Aux yeux de la défense, l’imam Hassan Habib voulait se « venger » d’Ali Ngarukiye depuis que la sœur de l’accusé avait refusé de l’épouser. L’imam avait même envoyé un courriel extrêmement haineux à sa famille. Mais pour la Couronne, Ali Ngarukiye n’a « jamais » été la cible de la colère de Hassan Habib. De plus, l’imam n’est pas allé voir la police. C’est la police qui est allée l’interroger à Toronto.

Le juge a déterminé que permettre le reste de la déclaration de l’imam serait grandement préjudiciable à l’accusé. « Il n’y a pas de preuve que les gestes allégués de M. Ngarukiye ont été motivés par de l’extrémisme religieux ou politique », a rappelé le juge Dadour.

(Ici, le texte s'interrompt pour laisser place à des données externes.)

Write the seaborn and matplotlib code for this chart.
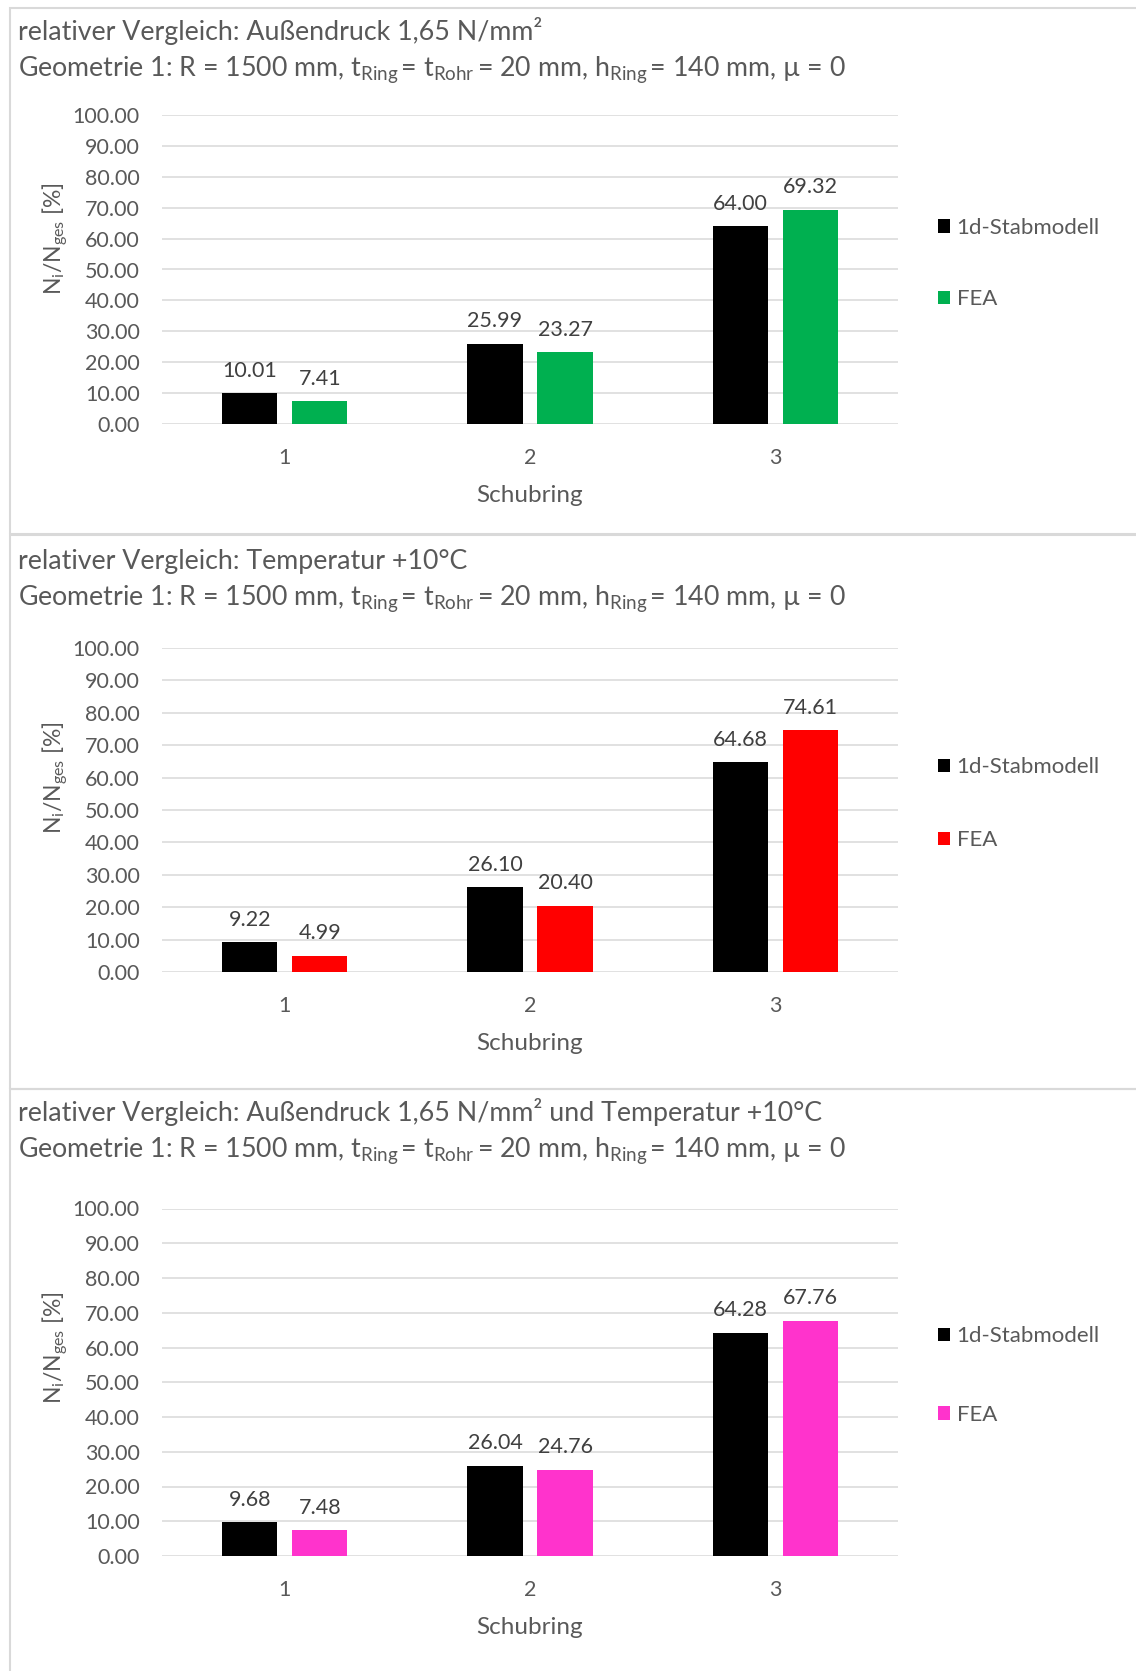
import matplotlib
matplotlib.use("Agg")
import matplotlib.pyplot as plt
from matplotlib.patches import Rectangle
import pandas as pd
import seaborn as sns

# --- data -------------------------------------------------------------
schubring = ["1", "2", "3"]
modelle = ["1d-Stabmodell", "FEA"]

stab_aussendruck = [10.01, 25.99, 64.00]
fea_aussendruck = [7.41, 23.27, 69.32]

stab_temperatur = [9.22, 26.10, 64.68]
fea_temperatur = [4.99, 20.40, 74.61]

stab_kombi = [9.68, 26.04, 64.28]
fea_kombi = [7.48, 24.76, 67.76]

titel = [
    "relativer Vergleich: Außendruck 1,65 N/mm²",
    "relativer Vergleich: Temperatur +10°C",
    "relativer Vergleich: Außendruck 1,65 N/mm² und Temperatur +10°C",
]
geometrie = (r"Geometrie 1: R = 1500 mm, t$_{\mathrm{Ring}}\,$= t$_{\mathrm{Rohr}}\,$= 20 mm, "
             r"h$_{\mathrm{Ring}}\,$= 140 mm, µ = 0")
y_label = r"N$_{\mathrm{i}}$/N$_{\mathrm{ges}}$ [%]"
x_label = "Schubring"
y_ticks = [0, 10, 20, 30, 40, 50, 60, 70, 80, 90, 100]

fea_farben = ["#00B050", "#FF0000", "#FF33CC"]
stab_farbe = "#000000"

# --- style --------------------------------------------------------------
sns.set_theme(style="white")
plt.rcParams["font.family"] = ["Lato", "DejaVu Sans"]
plt.rcParams["mathtext.fontset"] = "custom"
plt.rcParams["mathtext.rm"] = "Lato"
plt.rcParams["mathtext.it"] = "Lato:italic"
plt.rcParams["mathtext.bf"] = "Lato:bold"

TXT = "#595959"
LBL = "#404040"
GRID = "#D9D9D9"
FS_TICK = 15.5
FS_LEG = 16
FS_TITLE = 19.3
FS_XL = 17.5
FS_YL = 16.5

W, H = 1136, 1671
fig = plt.figure(figsize=(W / 100, H / 100), dpi=100)

# panel layout in pixels: frame top/bottom, plot top/bottom, title lines, legend spacing
panels = [
    dict(frame=(8, 534), top=115, bottom=424, t1=31, t2=70, spacing=2.32),
    dict(frame=(535, 1089), top=648, bottom=972, t1=561, t2=599, spacing=2.39),
    dict(frame=(1089, 1680), top=1208.5, bottom=1556, t1=1112.5, t2=1151, spacing=2.63),
]
reihen = [
    (stab_aussendruck, fea_aussendruck),
    (stab_temperatur, fea_temperatur),
    (stab_kombi, fea_kombi),
]

AX_L, AX_R = 162, 898

for i, (p, (stab, fea)) in enumerate(zip(panels, reihen)):
    # light frame around each chart
    f0, f1 = p["frame"]
    fig.add_artist(Rectangle((10 / W, 1 - f1 / H), 1.2, (f1 - f0) / H,
                             transform=fig.transFigure, fill=False,
                             edgecolor=GRID, linewidth=1.5, zorder=0))

    ax = fig.add_axes([AX_L / W, 1 - p["bottom"] / H,
                       (AX_R - AX_L) / W, (p["bottom"] - p["top"]) / H])

    df = pd.DataFrame({
        "Schubring": schubring * 2,
        "Modell": [modelle[0]] * 3 + [modelle[1]] * 3,
        "Wert": list(stab) + list(fea),
    })
    sns.barplot(data=df, x="Schubring", y="Wert", hue="Modell",
                palette=[stab_farbe, fea_farben[i]], saturation=1,
                width=0.571, gap=0.214, linewidth=0, ax=ax, zorder=3)

    for cont in ax.containers:
        ax.bar_label(cont, fmt="%.2f", padding=9, color=LBL, fontsize=FS_TICK)

    ax.set_ylim(0, 100)
    ax.set_yticks(y_ticks)
    ax.set_yticklabels([f"{v:.2f}" for v in y_ticks])
    ax.yaxis.grid(True, color=GRID, linewidth=1.1, zorder=0)
    ax.set_axisbelow(True)
    for s in ax.spines.values():
        s.set_visible(False)
    ax.tick_params(axis="both", length=0, colors=TXT, labelsize=FS_TICK)
    ax.tick_params(axis="y", pad=16)
    ax.tick_params(axis="x", pad=17.5)

    h_px = p["bottom"] - p["top"]
    ax.set_xlabel(x_label, color=TXT, fontsize=FS_XL)
    ax.xaxis.set_label_coords(0.5, -61 / h_px)
    ax.set_ylabel(y_label, color=TXT, fontsize=FS_YL)
    ax.yaxis.set_label_coords(-92 / (AX_R - AX_L), 0.60)

    handles, labels = ax.get_legend_handles_labels()
    ax.legend(handles, labels, loc="center left",
              bbox_to_anchor=(1.054, 0.519), frameon=False, fontsize=FS_LEG,
              labelcolor=TXT, handlelength=0.55, handleheight=0.55,
              handletextpad=0.3, borderpad=0, borderaxespad=0,
              labelspacing=p["spacing"])

    fig.text(18 / W, 1 - p["t1"] / H, titel[i], color=TXT, fontsize=FS_TITLE,
             va="center", ha="left")
    fig.text(18 / W, 1 - p["t2"] / H, geometrie, color=TXT, fontsize=FS_TITLE,
             va="center", ha="left")

fig.savefig("out.png", dpi=100, facecolor="white")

Accusé du meurtre de son codétenu

Le jury ignore également qu’Ali Ngarukiye a été accusé du meurtre de son codétenu et d’outrage à son cadavre deux mois après son arrestation dans le dossier Vig. Il aurait battu à mort André Lapierre dans leur cellule de la prison de Rivière-des-Prairies. Il n’a pas encore été jugé, mais a été considéré comme « criminellement responsable » par un expert.

Pendant le processus judiciaire, en 2021, Ali Ngarukiye était considéré comme un individu extrêmement dangereux. Il faisait ainsi l’objet de mesures de sécurité draconiennes en prison. Selon un juge, il représentait une « menace pour la sécurité de tout le monde ».

MJasmine Guillaume et MLouis Bouthillier représentent le ministère public, alors que MSharon Sandiford et MMoana Franco défendent l’accusé.